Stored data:
┄┄┄┄┄┄
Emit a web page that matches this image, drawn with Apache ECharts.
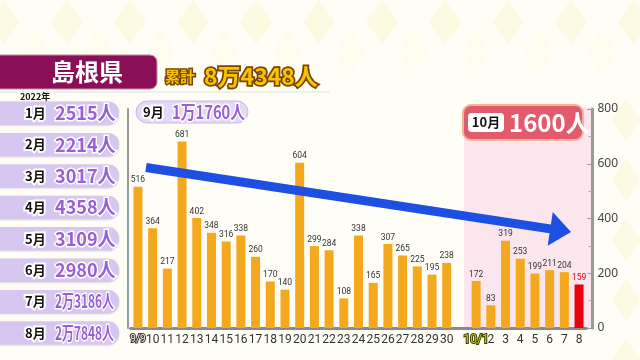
<!DOCTYPE html>
<html><head><meta charset="utf-8">
<script src="https://cdn.jsdelivr.net/npm/echarts@6/dist/echarts.min.js"></script>
<style>html,body{margin:0;padding:0;background:#fffef6}#c{width:640px;height:360px}</style>
</head><body><div id="c"></div>
<script>
// ---- data ----
const septDays = ['9/9','10','11','12','13','14','15','16','17','18','19','20','21','22','23','24','25','26','27','28','29','30'];
const septValues = [516,364,217,681,402,348,316,338,260,170,140,604,299,284,108,338,165,307,265,225,195,238];
const octDays = ['10/1','2','3','4','5','6','7','8'];
const octValues = [172,83,319,253,199,211,204,159];
const yTicks = [0,200,400,600,800];
const monthLabels = ['1月','2月','3月','4月','5月','6月','7月','8月'];
const monthTotals = ['2515人','2214人','3017人','4358人','3109人','2980人','2万3186人','2万7848人'];
const prefName = '島根県';
const cumLabel = '累計';
const cumTotal = '8万4348人';
const septLabel = '9月';
const septTotal = '1万1760人';
const octLabel = '10月';
const octTotal = '1600人';
const yearLabel = '2022年';

// ---- build ----
const categories = septDays.concat([''], octDays);
const values = septValues.concat([null], octValues);
const lastIdx = values.length - 1;
const barData = values.map((v, i) => {
  if (v === null) return '-';
  if (i === lastIdx) return {value: v, itemStyle: {color: '#e8000c'}, label: {color: '#e0000a'}};
  return v;
});

const JP = '"Noto Sans CJK JP"';
const NARROW = 'Roboto, "Liberation Sans", sans-serif';
function otext(x, y, text, font, fill, stroke, lw, sx, z) {
  const base = {x: x, y: y, z: z || 50, scaleX: sx || 1};
  const st = {text: text, font: font, align: 'left', verticalAlign: 'middle', textAlign: 'left', textVerticalAlign: 'middle'};
  return [
    Object.assign({type: 'text'}, base, {style: Object.assign({}, st, {fill: 'rgba(0,0,0,0)', stroke: stroke, lineWidth: lw, lineJoin: 'round'})}),
    Object.assign({type: 'text'}, base, {z: (z || 50) + 1, style: Object.assign({}, st, {fill: fill})})
  ];
}

const g = [];
// faint diamond background pattern
for (let k = 0; k < 11; k++) {
  const cx = 4 + k * 63;
  g.push({type: 'polygon', z: -5, shape: {points: [[cx, 0], [cx + 16, 22], [cx, 44], [cx - 16, 22]]}, style: {fill: '#fdfae2'}});
  const cx2 = cx + 31;
  g.push({type: 'polygon', z: -5, shape: {points: [[cx2, 30], [cx2 + 14, 52], [cx2, 74], [cx2 - 14, 52]]}, style: {fill: '#fefcec'}});
}
for (let k = 0; k < 5; k++) {
  const cy = 120 + k * 60;
  g.push({type: 'polygon', z: -5, shape: {points: [[626, cy - 22], [640, cy], [626, cy + 22], [612, cy]]}, style: {fill: '#fdfae4'}});
}
// title
g.push({type: 'rect', z: 40, shape: {x: -10, y: 55, width: 167, height: 34, r: 7}, style: {fill: '#8a0f57', stroke: '#c98aae', lineWidth: 1}});
g.push({type: 'text', z: 41, x: 87, y: 72, style: {text: prefName, font: 'bold 24px ' + JP, fill: '#ffffff', align: 'center', verticalAlign: 'middle', textAlign: 'center', textVerticalAlign: 'middle'}});
g.push(...otext(165, 76, cumLabel, 'bold 15px ' + JP, '#f6c400', '#7a4300', 3));
g.push(...otext(204, 76, cumTotal, 'bold 23px ' + JP, '#f6c400', '#7a4300', 3.5));
g.push({type: 'line', z: 1, shape: {x1: 0, y1: 92, x2: 330, y2: 92}, style: {stroke: '#e2e2e2', lineWidth: 1}});
// month list
g.push({type: 'text', z: 60, x: 20, y: 97, style: {text: yearLabel, font: 'bold 9px ' + JP, fill: '#111', align: 'left', verticalAlign: 'middle', textAlign: 'left', textVerticalAlign: 'middle'}});
monthLabels.forEach((m, i) => {
  const cy = 113 + i * 31.4;
  g.push({type: 'rect', z: 30, shape: {x: -12, y: cy - 11.5, width: 131, height: 23, r: 11}, style: {fill: '#d7c7f0', shadowBlur: 2, shadowColor: 'rgba(120,90,170,0.35)', shadowOffsetY: 1}});
  g.push(...otext(25, cy, m, 'bold 13px ' + JP, '#111', '#ffffff', 4));
  const long = monthTotals[i].length > 5;
  g.push(...otext(55, cy, monthTotals[i], 'bold ' + (long ? 18 : 19) + 'px ' + JP, '#9a5ed6', '#ffffff', 3, long ? 0.66 : 0.95));
});
// Sept pill
g.push({type: 'rect', z: 30, shape: {x: 136, y: 101, width: 112, height: 22, r: 11}, style: {fill: '#e4d9f6', stroke: '#cbb8ea', lineWidth: 1}});
g.push(...otext(143, 112, septLabel, 'bold 13px ' + JP, '#111', '#ffffff', 4));
g.push(...otext(172, 112, septTotal, 'bold 18px ' + JP, '#9a5ed6', '#ffffff', 3, 0.82));
// October shaded area
g.push({type: 'rect', z: 0, shape: {x: 464, y: 107, width: 128, height: 221}, style: {fill: '#fce6ee'}});
g.push({type: 'rect', z: 40, shape: {x: 463, y: 105, width: 120, height: 35, r: 8}, style: {fill: '#e25b6c', stroke: '#f4b39a', lineWidth: 2}});
g.push({type: 'rect', z: 41, shape: {x: 468, y: 113, width: 36, height: 19, r: 4}, style: {fill: '#ffffff'}});
g.push({type: 'text', z: 42, x: 486, y: 122.5, style: {text: octLabel, font: 'bold 13px ' + JP, fill: '#111', align: 'center', verticalAlign: 'middle', textAlign: 'center', textVerticalAlign: 'middle'}});
g.push({type: 'text', z: 42, x: 509, y: 123, style: {text: octTotal, font: 'bold 24px ' + JP, fill: '#ffffff', align: 'left', verticalAlign: 'middle', textAlign: 'left', textVerticalAlign: 'middle'}});
// trend arrow
(function () {
  const S = [146, 167.5], T = [571, 232];
  const dx = T[0] - S[0], dy = T[1] - S[1], L = Math.hypot(dx, dy);
  const d = [dx / L, dy / L], n = [-d[1], d[0]];
  const B = [T[0] - 21 * d[0], T[1] - 21 * d[1]];
  const P = (p, a, b) => [p[0] + a * n[0] + b * d[0], p[1] + a * n[1] + b * d[1]];
  g.push({type: 'polygon', z: 45, shape: {points: [P(S, -4.5, 0), P(B, -4.5, 0), P(B, -17, 0), T, P(B, 17, 0), P(B, 4.5, 0), P(S, 4.5, 0)]}, style: {fill: '#1c4fe2'}});
})();

const chart = echarts.init(document.getElementById('c'));
chart.setOption({
  backgroundColor: '#fffef6',
  animation: false,
  grid: {left: 130.6, right: 53.6, top: 109, bottom: 32},
  xAxis: {
    type: 'category', data: categories,
    axisLine: {lineStyle: {color: '#8a8a8a', width: 3}},
    axisTick: {show: false},
    axisLabel: {
      interval: 0, margin: 6, fontSize: 12, color: '#333', fontFamily: NARROW,
      formatter: v => v === septDays[0] ? '{a|' + v + '}' : v === octDays[0] ? '{b|' + v + '}' : v,
      rich: {
        a: {fontSize: 10, color: '#f4f0e0', textBorderColor: '#333', textBorderWidth: 2, fontFamily: NARROW},
        b: {fontSize: 12, color: '#c8d300', textBorderColor: '#3b3b00', textBorderWidth: 2, fontFamily: NARROW}
      }
    }
  },
  yAxis: [{
    type: 'value', position: 'right', offset: 6, min: yTicks[0], max: yTicks[yTicks.length - 1], interval: yTicks[1] - yTicks[0],
    axisLine: {show: true, lineStyle: {color: '#999', width: 3}},
    axisTick: {show: true, inside: true, length: 5, lineStyle: {color: '#999'}},
    minorTick: {show: true, splitNumber: 2, length: 4, lineStyle: {color: '#aaa'}},
    splitLine: {show: false},
    axisLabel: {margin: 5, fontSize: 12, color: '#444', fontFamily: '"Noto Sans", sans-serif'}
  }, {
    type: 'value', position: 'left', offset: 2.5, min: 0, max: 800,
    axisLine: {show: true, lineStyle: {color: '#999', width: 2}},
    axisTick: {show: false}, axisLabel: {show: false}, splitLine: {show: false}
  }],
  series: [{
    type: 'bar', data: barData, barWidth: 9, z: 2,
    itemStyle: {color: '#f4a81d'},
    label: {show: true, position: 'top', distance: 2, fontSize: 8.5, color: '#333', fontFamily: NARROW}
  }],
  graphic: {elements: g}
});
</script></body></html>
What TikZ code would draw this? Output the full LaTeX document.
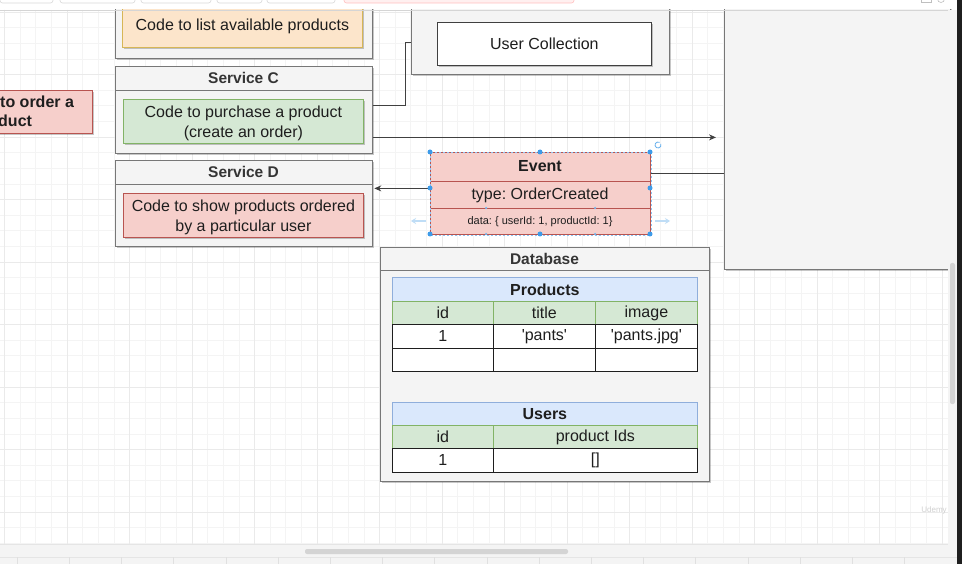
\documentclass[tikz,border=0pt]{standalone}
\usepackage{fontspec}
\setmainfont{Liberation Sans}
\usetikzlibrary{arrows.meta,shadows,calc}
\definecolor{cText}{HTML}{1E1E1E}
\definecolor{cOutF}{HTML}{F4F4F4}
\definecolor{cOutL}{HTML}{777777}
\definecolor{cOrF}{HTML}{FCE5CB}
\definecolor{cOrL}{HTML}{D6B656}
\definecolor{cGrF}{HTML}{D5E8D4}
\definecolor{cGrL}{HTML}{82B366}
\definecolor{cRdF}{HTML}{F6CFCB}
\definecolor{cRdL}{HTML}{B85450}
\definecolor{cBlF}{HTML}{DAE8FC}
\definecolor{cBlL}{HTML}{8FAEDB}
\definecolor{cGridMinor}{HTML}{F4F4F4}
\definecolor{cGridMajor}{HTML}{EAEAEA}
\definecolor{cSel}{HTML}{3D9BE9}
\definecolor{cSelLight}{HTML}{BFDDF6}
\newcommand\myfs{\fontsize{16}{19.5}\selectfont\frenchspacing}
\newcommand\myhs{\fontsize{15.5}{18}\selectfont}
\newcommand\boxat[7]{\node[box,#6,minimum width=#4pt,minimum height=#5pt] (#1) at (#2,#3) {#7};}
\begin{document}
\frenchspacing
\begin{tikzpicture}[x=1pt,y=-1pt,
  box/.style={draw, line width=0.8pt, inner sep=0pt, anchor=north west, align=center, font=\myfs, text=cText},
  codetext/.style={font=\myfs, text=cText, align=center, inner sep=0pt, yshift=-2pt},
  shad/.style={drop shadow={shadow xshift=2pt,shadow yshift=-2pt,opacity=0.22,fill=black}},
  outer/.style={fill=cOutF, draw=cOutL, shad},
  orangebox/.style={fill=cOrF, draw=cOrL, shad},
  greenbox/.style={fill=cGrF, draw=cGrL, shad},
  redbox/.style={fill=cRdF, draw=cRdL, shad},
  whitebox/.style={fill=white, draw=cText!85, shad},
  ttl/.style={fill=cBlF, draw=cBlL},
  hdr/.style={fill=cGrF, draw=cGrL},
  cellw/.style={fill=white, draw=cText},
  hdrtext/.style={font=\myhs\bfseries, text=cText!90, inner sep=0pt},
  edge/.style={draw=cText!85, line width=0.9pt},
  arr/.style={-{Stealth[length=7pt,width=6pt]}},
  seldot/.style={circle, fill=cSel, inner sep=0pt, minimum size=5pt},
  seldotsmall/.style={circle, fill=cSel!70, inner sep=0pt, minimum size=2.5pt},
]
\useasboundingbox (0,0) rectangle (962,564);
\begin{scope}
\clip (0,0) rectangle (962,564);
% canvas and grid
\fill[white] (0,0) rectangle (962,564);
\foreach \i in {0,...,60} \draw[cGridMinor, line width=0.6pt] ({4.5+15.625*\i},10) -- ({4.5+15.625*\i},544);
\foreach \j in {0,...,34} \draw[cGridMinor, line width=0.6pt] (0,{12+15.625*\j}) -- (948,{12+15.625*\j});
\foreach \i in {0,...,15} \draw[cGridMajor, line width=0.8pt] ({4.5+62.5*\i},10) -- ({4.5+62.5*\i},544);
\foreach \j in {0,...,8} \draw[cGridMajor, line width=0.8pt] (0,{12+62.5*\j}) -- (948,{12+62.5*\j});

% right panel
\node[box, outer, minimum width=226pt, minimum height=289pt] (rightPanel) at (724,-20) {};

% Service A (top, cut off)
\boxat{svcA}{115}{-40}{257}{98}{outer}{}
\boxat{svcAcode}{122}{1}{240}{46}{orangebox}{}
\node[codetext] (svcAtext) at (svcAcode.center) {Code to list available products};

% User collection container
\boxat{userOuter}{411}{-40}{258}{114}{outer}{}
\boxat{userColl}{437}{22}{214}{43}{whitebox}{User Collection}

% pink box on the left
\node[box, redbox, minimum width=110pt, minimum height=43pt] (orderBox) at (-18,90) {};
\node[anchor=west, inner sep=0pt, font=\myfs\bfseries, text=cText] (orderT1) at (0,102) {to order a};
\node[anchor=west, inner sep=0pt, font=\myfs\bfseries, text=cText] (orderT2) at (-2,121) {duct};

% Service C
\boxat{svcC}{115}{66}{257}{87}{outer}{}
\draw[cOutL, line width=0.8pt] (svcC.west |- 0,90) -- (svcC.east |- 0,90);
\node[hdrtext] (svcCtitle) at (243.5,78) {Service C};
\boxat{svcCcode}{123}{99}{240}{44}{greenbox}{}
\node[codetext] (svcCtext) at (svcCcode.center) {Code to purchase a product\\(create an order)};

% Service D
\boxat{svcD}{115}{160}{257}{86}{outer}{}
\draw[cOutL, line width=0.8pt] (svcD.west |- 0,184) -- (svcD.east |- 0,184);
\node[hdrtext] (svcDtitle) at (243.5,172) {Service D};
\boxat{svcDcode}{123}{193}{240}{44}{redbox}{}
\node[codetext] (svcDtext) at (svcDcode.center) {Code to show products ordered\\by a particular user};

% Event
\boxat{evt}{430}{152}{220}{82}{fill=cRdF, draw=cRdL}{}
\draw[cRdL, line width=0.8pt] (evt.west |- 0,181) -- (evt.east |- 0,181);
\draw[cRdL, line width=0.8pt] (evt.west |- 0,208) -- (evt.east |- 0,208);
\draw[cSel!60, line width=0.5pt, dash pattern=on 2pt off 2pt] (evt.north west) rectangle (evt.south east);
\node[font=\myfs\bfseries, text=cText, inner sep=0pt] (evtTitle) at (540,166) {Event};
\node[font=\myfs, text=cText, inner sep=0pt] (evtType) at (540,195) {type: OrderCreated};
\node[font=\fontsize{11}{13}\selectfont\frenchspacing, text=cText, inner sep=0pt] (evtData) at (540,222) {data: \{ userId: 1, productId: 1\}};

% Database
\boxat{db}{380}{247}{329}{234}{outer}{}
\draw[cOutL, line width=0.8pt] (db.west |- 0,270) -- (db.east |- 0,270);
\node[hdrtext] (dbTitle) at (544.5,258.5) {Database};

\boxat{pTitle}{392}{277}{305}{24}{ttl}{\textbf{Products}}
\boxat{pH1}{392}{301}{101}{23}{hdr}{id}
\boxat{pH2}{493}{301}{102}{23}{hdr}{title}
\boxat{pH3}{595}{301}{102}{23}{hdr}{image}
\boxat{pR1}{392}{324}{101}{24}{cellw}{1}
\boxat{pR2}{493}{324}{102}{24}{cellw}{\textquotesingle pants\textquotesingle}
\boxat{pR3}{595}{324}{102}{24}{cellw}{\textquotesingle pants.jpg\textquotesingle}
\boxat{pE1}{392}{348}{101}{23}{cellw}{}
\boxat{pE2}{493}{348}{102}{23}{cellw}{}
\boxat{pE3}{595}{348}{102}{23}{cellw}{}

\boxat{uTitle}{392}{402}{305}{23}{ttl}{\textbf{Users}}
\boxat{uH1}{392}{425}{101}{23}{hdr}{id}
\boxat{uH2}{493}{425}{204}{23}{hdr}{product Ids}
\boxat{uR1}{392}{448}{101}{24}{cellw}{1}
\boxat{uR2}{493}{448}{204}{24}{cellw}{[]}

% connectors
\draw[edge] ([yshift=4pt]svcC.east) -- ++(33,0) |- ([yshift=-25pt]userOuter.west);
\draw[edge, arr, shorten >=8pt] ([yshift=-27.5pt]svcC.east) coordinate (c2) -- (c2 -| rightPanel.west);
\draw[edge] ([yshift=20pt]evt.east) coordinate (c3) -- (c3 -| rightPanel.west);
\draw[edge, arr, shorten >=1.5pt] ([yshift=5pt]evt.west) coordinate (c4) -- (c4 -| svcD.east);

% selection handles
\foreach \p in {(430,152),(540,152),(650,152),(430,188),(650,188),(430,234),(540,234),(650,234)}
  \node[seldot] at \p {};
\foreach \p in {(486,208),(595,208),(486,234),(595,234)}
  \node[seldotsmall] at \p {};
\draw[cSel!80, line width=0.8pt] (658,145) ++(60:3pt) arc[start angle=60, end angle=380, radius=3pt];
\draw[cSelLight, line width=1.5pt, -{Stealth[length=5pt,width=6pt]}] (426,221) -- (411,221);
\draw[cSelLight, line width=1.5pt, -{Stealth[length=5pt,width=6pt]}] (655,221) -- (670,221);

% editor chrome
\fill[white] (0,0) rectangle (957,9.5);
\draw[cGridMajor!80!gray, line width=0.6pt] (0,10) -- (948,10);
\foreach \a/\b in {0/53,60/135,141/211,217/262,267/335}
  \draw[black!15, line width=0.6pt, rounded corners=2.5pt] (\a,-6) rectangle (\b,3);
\draw[red!25, fill=red!6, line width=0.6pt, rounded corners=2.5pt] (344,-6) rectangle (574,3);
\draw[black!25, line width=0.6pt] (921,-3) rectangle (931,2);
\draw[black!25, line width=0.6pt] (941,-1) circle (3.5pt);
\fill[cOutF] (948,10) rectangle (957,544);
\fill[black!17, rounded corners=2pt] (950,263) rectangle (955,404);
\fill[cOutF] (0,544) rectangle (957,564);
\draw[black!10, line width=0.6pt] (0,544) -- (948,544);
\fill[black!17, rounded corners=2pt] (305,549) rectangle (568,554);
\draw[black!10, line width=0.6pt] (0,557) -- (957,557);
\foreach \i in {0,...,17} \draw[black!12, line width=0.6pt] ({17+52.2*\i},557) -- ({17+52.2*\i},564);
\fill[black!88] (957,0) rectangle (962,564);
\node[font=\fontsize{8}{9}\selectfont, text=black!18, inner sep=0pt] (wm) at (934,510) {Udemy};
\end{scope}
\end{tikzpicture}
\end{document}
┄┄┄┄┄┄
What to do: Scan the records above for the string "image", then report every line that contains it.

Solved exercise:
Emit a web page that matches this image, drawn with Apache ECharts.
\boxat{pH3}{595}{301}{102}{23}{hdr}{image}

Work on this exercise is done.